Des années plus tard, il avait été encouragé
à convoiter le poste de maire de New York, voire celui de sénateur
démocrate que brigue actuellement Hillary Clinton. Mais le temps
lui a manqué pour entreprendre un parcours politique. Il est le
seul du clan Kennedy à “ne pas avoir sali ni ridiculisé son
nom”. Il n’a même pas hésité à critiquer dans
les colonnes de sa revue “le modèle d’un comportement détestable”

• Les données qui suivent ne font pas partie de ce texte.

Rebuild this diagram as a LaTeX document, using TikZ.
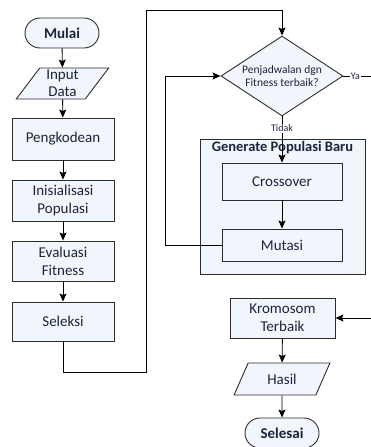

de certains cousins compromis dans des scandales. Lui aussi a connu les
aventures amoureuses. Entre autres, une brève avec Madonna et une
prolongée avec l’actrice Daryl Hannah. Entre-temps, il rencontrait
Carolyn Bessette, fille d’un médecin new-yorkais, vivant dans l’élégante
banlieue de Greenwich et attachée à la publicité de
la maison Kelvin Klein. Simple et chaleureuse comme lui, elle est parvenue
à le conduire à l’autel. La cérémonie de mariage
a eu lieu le 21 septembre 1996 en présence d’une dizaine de proches
sur une île au large de Géorgie au sud-est des Etats-Unis.
Le secret trop bien gardé ne put le rester longtemps, car les paparazzi
ont fini par débusquer le jeune couple en lune de miel en Turquie.
L’héritier direct du président John Kennedy dans la lignée
instaurée par le patriarche Joseph, suscitait l’admiration de la
princesse Diana qui, s’exprimant dans un magazine new-yorkais, espérait
voir son fils le prince William “grandir aussi brillamment que John Kennedy
Junior”. “Je voudrais que William soit capable de traiter les choses aussi
bien que John”. Hélas! “John John” a suivi Diana dans l’au-delà,
engloutissant avec lui le rêve des Américains.